The Deal With Refills

Since I’ve had a few questions about it recently,  I though I’d lay it out again with an addition that I realized I’d never actually mentioned before but is important as some folks are getting close to MAXIMUM HONOR.

So, your BBotE can be refilled. Keep a hold of the shipper that I send the bottle to you in. When you finish you bottle, rinse it out and send it back to me. While I may ship BBotE to you either priority of express mail,your empty doesn’t have to return to with any particular speed. Once I get it back, I will email you with a 10% off discount code for your refill order. In the best case scenario, you actually have two bottles going in rotation so that you are never tragically left without BBotE.

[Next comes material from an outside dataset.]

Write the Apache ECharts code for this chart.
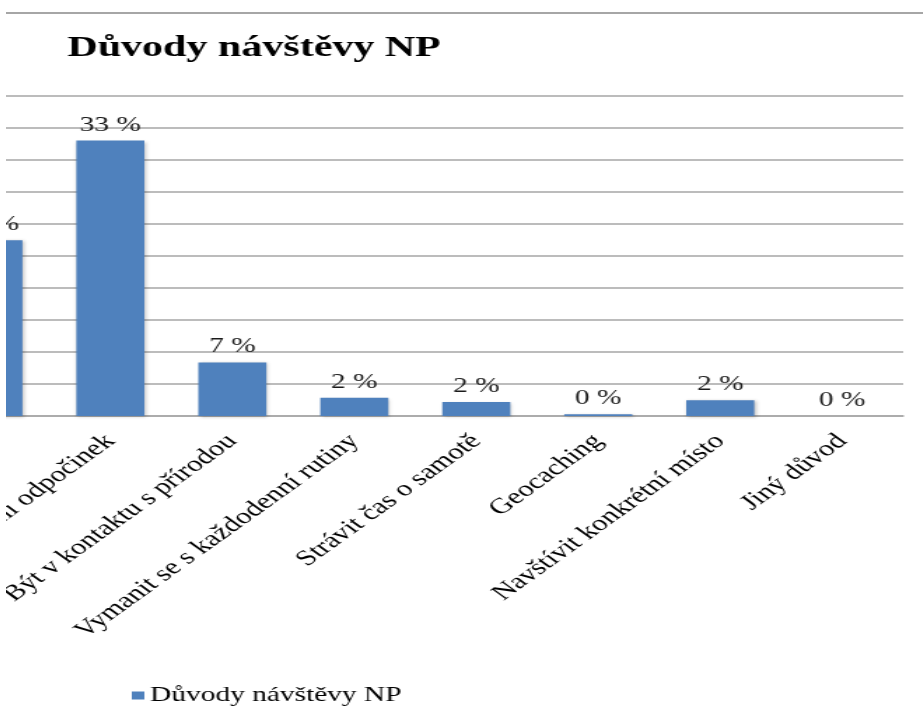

NOTE: “refill” means putting new BBotE in your old bottle for you until the bottle is full once more. Hence, re-fill.

Up Close And Personal With DEATH WISH
Up Close And Personal With DEATH WISH

If you look at the label, you can see several blank lines so I can note the different varieties & batches you go through as you get refills. When you hit the last line, the next refill is free and you should retire that bottle as it has achieved MAXIMUM HONOR.

Honestly, silly declarations of kung fu cafffeination aside, I would like to promote the reuse of the bottles. I remember the wonderfully battered big Coke bottles I used to buy at the liquor store when I was little and always thought that nice eternal aspect of glass was great. The only complication I see in my plan is that so many people have told me that they adore the bottles that I’ve used that they’re keeping them for something else. That’s recycling too even if it’s not quite what I intended.